Abstract:
Physical exercise is known to enhance learning and memory formation in the brain. These positive outcomes are mediated through the induction of the expression of a growth factor, brain derived neurotrophic factor (BDNF), in the hippocampus. BDNF promotes cognitive behaviors and induces brain plasticity. Previous work has also reported that stimulating autophagy can restore cognitive ability. In this study, we demonstrated that a short-term voluntary exercise paradigm is sufficient to upregulate
autophagy in different brain regions in an age-dependent manner. This increase in autophagy was correlated with enhanced spatial learning and memory formation particularly in mature adult mice (10-week-old). Indeed, we showed that short-term voluntary wheel running increases the protein expression levels of the autophagy marker, protein light chain 3 (LC3B), in the hippocampus of 10-week-old mice. We used the Morris Water Maze to evaluate spatial learning and memory performance in mice belonging to different age groups.
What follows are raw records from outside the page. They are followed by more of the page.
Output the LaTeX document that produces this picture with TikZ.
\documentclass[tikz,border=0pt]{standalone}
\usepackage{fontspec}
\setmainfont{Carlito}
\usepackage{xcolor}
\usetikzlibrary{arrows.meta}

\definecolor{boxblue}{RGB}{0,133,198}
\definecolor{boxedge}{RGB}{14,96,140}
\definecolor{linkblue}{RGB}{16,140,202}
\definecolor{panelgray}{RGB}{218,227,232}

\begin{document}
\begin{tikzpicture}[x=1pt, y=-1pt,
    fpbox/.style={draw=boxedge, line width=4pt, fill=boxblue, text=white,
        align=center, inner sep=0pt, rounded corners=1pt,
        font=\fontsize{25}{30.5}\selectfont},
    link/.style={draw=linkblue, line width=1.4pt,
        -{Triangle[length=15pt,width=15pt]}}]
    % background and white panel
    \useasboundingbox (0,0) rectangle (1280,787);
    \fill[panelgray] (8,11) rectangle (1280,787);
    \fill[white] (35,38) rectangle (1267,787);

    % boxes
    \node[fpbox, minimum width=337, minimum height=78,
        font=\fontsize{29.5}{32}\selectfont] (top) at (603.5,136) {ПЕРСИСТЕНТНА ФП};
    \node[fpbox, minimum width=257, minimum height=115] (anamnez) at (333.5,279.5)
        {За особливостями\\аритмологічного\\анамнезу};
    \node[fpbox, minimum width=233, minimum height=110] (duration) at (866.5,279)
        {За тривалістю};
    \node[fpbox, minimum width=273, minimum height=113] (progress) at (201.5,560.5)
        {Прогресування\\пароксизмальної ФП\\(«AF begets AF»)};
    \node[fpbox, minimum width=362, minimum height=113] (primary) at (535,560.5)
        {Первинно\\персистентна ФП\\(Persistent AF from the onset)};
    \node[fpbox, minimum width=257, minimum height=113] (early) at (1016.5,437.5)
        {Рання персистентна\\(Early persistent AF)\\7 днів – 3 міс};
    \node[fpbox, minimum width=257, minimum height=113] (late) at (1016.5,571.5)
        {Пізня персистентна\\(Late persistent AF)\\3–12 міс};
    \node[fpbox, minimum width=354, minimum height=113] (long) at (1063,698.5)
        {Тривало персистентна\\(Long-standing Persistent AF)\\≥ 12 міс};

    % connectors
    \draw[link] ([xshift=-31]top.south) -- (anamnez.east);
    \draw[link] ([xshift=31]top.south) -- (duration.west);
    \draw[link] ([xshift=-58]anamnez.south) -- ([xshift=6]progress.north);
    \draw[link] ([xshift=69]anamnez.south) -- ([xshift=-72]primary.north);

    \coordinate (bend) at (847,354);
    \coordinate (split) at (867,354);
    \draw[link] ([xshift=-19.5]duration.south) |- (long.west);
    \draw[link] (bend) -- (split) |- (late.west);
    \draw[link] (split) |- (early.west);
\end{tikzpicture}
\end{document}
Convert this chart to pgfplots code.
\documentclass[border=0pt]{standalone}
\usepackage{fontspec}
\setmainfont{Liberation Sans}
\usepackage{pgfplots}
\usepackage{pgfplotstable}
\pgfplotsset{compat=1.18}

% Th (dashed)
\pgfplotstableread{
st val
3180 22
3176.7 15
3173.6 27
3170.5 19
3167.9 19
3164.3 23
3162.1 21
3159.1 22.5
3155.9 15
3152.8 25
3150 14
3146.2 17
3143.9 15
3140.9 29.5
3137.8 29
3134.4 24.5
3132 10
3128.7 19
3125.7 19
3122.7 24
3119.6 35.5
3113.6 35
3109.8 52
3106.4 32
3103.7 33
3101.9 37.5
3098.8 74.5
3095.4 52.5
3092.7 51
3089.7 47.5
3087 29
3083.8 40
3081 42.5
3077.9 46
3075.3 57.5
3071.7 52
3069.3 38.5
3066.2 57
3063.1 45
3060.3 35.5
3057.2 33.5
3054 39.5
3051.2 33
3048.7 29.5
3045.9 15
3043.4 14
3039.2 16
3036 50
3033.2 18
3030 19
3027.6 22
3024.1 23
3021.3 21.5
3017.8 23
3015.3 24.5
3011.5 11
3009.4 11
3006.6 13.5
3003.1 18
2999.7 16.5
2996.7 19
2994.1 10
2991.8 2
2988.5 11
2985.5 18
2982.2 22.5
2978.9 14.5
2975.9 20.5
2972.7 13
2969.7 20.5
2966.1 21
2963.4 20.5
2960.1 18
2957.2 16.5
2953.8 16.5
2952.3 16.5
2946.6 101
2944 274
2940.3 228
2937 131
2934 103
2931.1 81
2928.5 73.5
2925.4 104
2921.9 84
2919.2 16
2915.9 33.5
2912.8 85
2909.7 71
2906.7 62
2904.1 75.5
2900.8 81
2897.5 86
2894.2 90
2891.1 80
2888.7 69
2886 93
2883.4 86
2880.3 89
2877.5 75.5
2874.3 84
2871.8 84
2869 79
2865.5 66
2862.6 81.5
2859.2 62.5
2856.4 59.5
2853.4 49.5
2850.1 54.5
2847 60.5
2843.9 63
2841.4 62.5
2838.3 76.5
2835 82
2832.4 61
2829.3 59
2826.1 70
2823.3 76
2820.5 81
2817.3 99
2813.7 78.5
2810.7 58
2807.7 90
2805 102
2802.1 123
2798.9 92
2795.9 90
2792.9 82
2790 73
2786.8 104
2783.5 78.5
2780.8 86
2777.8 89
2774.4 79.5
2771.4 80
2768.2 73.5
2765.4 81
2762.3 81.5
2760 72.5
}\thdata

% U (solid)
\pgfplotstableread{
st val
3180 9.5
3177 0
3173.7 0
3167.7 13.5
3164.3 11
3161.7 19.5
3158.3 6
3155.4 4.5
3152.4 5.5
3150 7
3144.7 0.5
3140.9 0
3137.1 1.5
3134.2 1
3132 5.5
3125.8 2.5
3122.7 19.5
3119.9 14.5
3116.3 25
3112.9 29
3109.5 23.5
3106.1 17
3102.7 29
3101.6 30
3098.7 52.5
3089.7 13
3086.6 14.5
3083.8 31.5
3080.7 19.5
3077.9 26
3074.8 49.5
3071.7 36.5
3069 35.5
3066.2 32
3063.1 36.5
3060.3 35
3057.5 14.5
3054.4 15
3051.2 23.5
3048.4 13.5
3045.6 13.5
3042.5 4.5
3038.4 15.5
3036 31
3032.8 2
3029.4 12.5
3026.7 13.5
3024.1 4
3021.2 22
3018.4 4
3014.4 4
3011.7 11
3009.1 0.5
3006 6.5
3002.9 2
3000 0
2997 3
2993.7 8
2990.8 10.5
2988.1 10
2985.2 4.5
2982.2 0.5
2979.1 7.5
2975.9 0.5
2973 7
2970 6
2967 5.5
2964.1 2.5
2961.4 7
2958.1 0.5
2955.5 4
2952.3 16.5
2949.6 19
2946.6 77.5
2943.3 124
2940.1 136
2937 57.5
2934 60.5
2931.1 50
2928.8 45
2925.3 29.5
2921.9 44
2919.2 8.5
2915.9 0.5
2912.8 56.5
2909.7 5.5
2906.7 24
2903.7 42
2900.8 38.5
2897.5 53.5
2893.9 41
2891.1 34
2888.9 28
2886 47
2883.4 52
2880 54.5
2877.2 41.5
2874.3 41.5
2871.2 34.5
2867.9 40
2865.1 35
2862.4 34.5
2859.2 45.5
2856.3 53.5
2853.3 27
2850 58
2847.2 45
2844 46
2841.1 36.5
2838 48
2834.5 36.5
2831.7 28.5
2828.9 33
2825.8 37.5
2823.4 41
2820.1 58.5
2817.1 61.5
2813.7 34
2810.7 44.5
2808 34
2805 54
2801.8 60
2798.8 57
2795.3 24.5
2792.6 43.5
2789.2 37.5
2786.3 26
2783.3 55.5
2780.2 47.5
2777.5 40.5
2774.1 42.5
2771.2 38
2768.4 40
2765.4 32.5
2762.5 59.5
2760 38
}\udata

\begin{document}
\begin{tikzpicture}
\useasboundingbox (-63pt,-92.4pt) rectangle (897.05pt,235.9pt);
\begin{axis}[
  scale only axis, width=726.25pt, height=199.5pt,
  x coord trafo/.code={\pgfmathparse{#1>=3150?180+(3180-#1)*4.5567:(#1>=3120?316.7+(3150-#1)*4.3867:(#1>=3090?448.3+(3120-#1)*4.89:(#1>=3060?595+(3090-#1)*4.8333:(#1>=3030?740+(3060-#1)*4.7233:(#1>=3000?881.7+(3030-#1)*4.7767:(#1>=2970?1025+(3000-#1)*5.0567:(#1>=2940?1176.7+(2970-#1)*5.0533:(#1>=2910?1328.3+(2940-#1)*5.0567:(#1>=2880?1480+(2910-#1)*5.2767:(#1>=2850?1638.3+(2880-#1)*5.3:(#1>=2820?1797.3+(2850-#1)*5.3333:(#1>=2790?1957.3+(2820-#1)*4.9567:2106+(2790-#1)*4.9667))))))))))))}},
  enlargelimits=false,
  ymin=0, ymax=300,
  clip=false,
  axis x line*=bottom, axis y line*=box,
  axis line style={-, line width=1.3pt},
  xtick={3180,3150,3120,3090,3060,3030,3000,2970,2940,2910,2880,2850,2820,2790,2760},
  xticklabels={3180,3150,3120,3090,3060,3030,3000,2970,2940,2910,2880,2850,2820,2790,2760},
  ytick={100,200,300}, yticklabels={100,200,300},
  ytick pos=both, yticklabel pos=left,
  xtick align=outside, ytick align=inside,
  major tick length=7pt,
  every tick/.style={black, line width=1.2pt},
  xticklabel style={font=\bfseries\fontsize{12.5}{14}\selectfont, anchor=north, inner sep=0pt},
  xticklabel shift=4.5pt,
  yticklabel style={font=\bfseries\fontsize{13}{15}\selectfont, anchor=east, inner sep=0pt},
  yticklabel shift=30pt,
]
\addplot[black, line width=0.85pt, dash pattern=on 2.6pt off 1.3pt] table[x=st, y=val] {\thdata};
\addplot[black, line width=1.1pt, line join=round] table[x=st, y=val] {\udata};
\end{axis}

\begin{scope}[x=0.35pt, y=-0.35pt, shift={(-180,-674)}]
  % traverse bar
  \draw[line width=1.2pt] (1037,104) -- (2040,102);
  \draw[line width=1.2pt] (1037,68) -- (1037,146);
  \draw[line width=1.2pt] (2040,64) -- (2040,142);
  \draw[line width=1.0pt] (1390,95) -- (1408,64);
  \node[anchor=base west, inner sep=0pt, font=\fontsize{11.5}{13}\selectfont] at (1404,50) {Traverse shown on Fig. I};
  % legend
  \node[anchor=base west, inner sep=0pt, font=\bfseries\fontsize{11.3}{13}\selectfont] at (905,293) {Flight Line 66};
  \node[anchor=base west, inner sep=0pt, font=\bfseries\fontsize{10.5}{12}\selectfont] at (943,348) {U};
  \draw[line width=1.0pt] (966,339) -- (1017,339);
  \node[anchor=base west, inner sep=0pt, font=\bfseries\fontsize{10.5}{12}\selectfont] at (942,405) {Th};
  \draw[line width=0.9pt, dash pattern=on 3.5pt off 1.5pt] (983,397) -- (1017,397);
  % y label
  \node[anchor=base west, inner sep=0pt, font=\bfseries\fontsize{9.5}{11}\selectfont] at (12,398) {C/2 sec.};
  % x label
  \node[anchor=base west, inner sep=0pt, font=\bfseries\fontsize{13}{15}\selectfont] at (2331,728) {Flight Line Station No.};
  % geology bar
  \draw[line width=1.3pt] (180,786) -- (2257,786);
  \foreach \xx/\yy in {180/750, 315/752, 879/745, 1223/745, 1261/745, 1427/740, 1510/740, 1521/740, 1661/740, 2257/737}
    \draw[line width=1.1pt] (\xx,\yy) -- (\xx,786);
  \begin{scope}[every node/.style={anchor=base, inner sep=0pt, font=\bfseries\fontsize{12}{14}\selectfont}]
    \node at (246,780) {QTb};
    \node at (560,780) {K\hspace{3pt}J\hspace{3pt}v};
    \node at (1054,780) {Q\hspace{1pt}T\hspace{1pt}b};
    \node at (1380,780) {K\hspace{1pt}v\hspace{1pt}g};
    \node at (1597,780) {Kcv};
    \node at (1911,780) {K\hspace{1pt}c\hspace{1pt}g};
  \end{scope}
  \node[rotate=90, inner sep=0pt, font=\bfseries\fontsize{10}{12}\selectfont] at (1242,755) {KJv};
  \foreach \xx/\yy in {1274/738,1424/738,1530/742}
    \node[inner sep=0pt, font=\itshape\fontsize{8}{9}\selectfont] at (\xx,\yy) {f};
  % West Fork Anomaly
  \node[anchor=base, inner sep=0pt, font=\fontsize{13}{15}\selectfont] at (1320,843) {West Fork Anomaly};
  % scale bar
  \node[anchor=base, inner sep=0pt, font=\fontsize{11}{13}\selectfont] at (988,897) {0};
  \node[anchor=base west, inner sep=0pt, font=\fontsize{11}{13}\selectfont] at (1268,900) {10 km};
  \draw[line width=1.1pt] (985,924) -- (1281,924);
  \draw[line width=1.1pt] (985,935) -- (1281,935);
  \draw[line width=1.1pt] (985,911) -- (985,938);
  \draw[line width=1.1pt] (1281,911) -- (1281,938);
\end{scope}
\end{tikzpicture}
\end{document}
Our work revealed that 10-week-old exercising mice that were treated with a brain-permeable autophagy inhibitor during the behavioral test showed cognitive deficits in the maze suggesting that induction of autophagy is necessary for exercise-induced learning and memory formation. Interestingly, we also found that inhibition of autophagy in exercising 10-week-old mice decreases BDNF
protein levels in the hippocampus as compared to the control exercising group. Overall, our results suggest that BDNF acts downstream of exercise-induced autophagy to promote learning and memory formation in mature adult mice. We found that this pathway is not conserved in juvenile or middle-aged mice.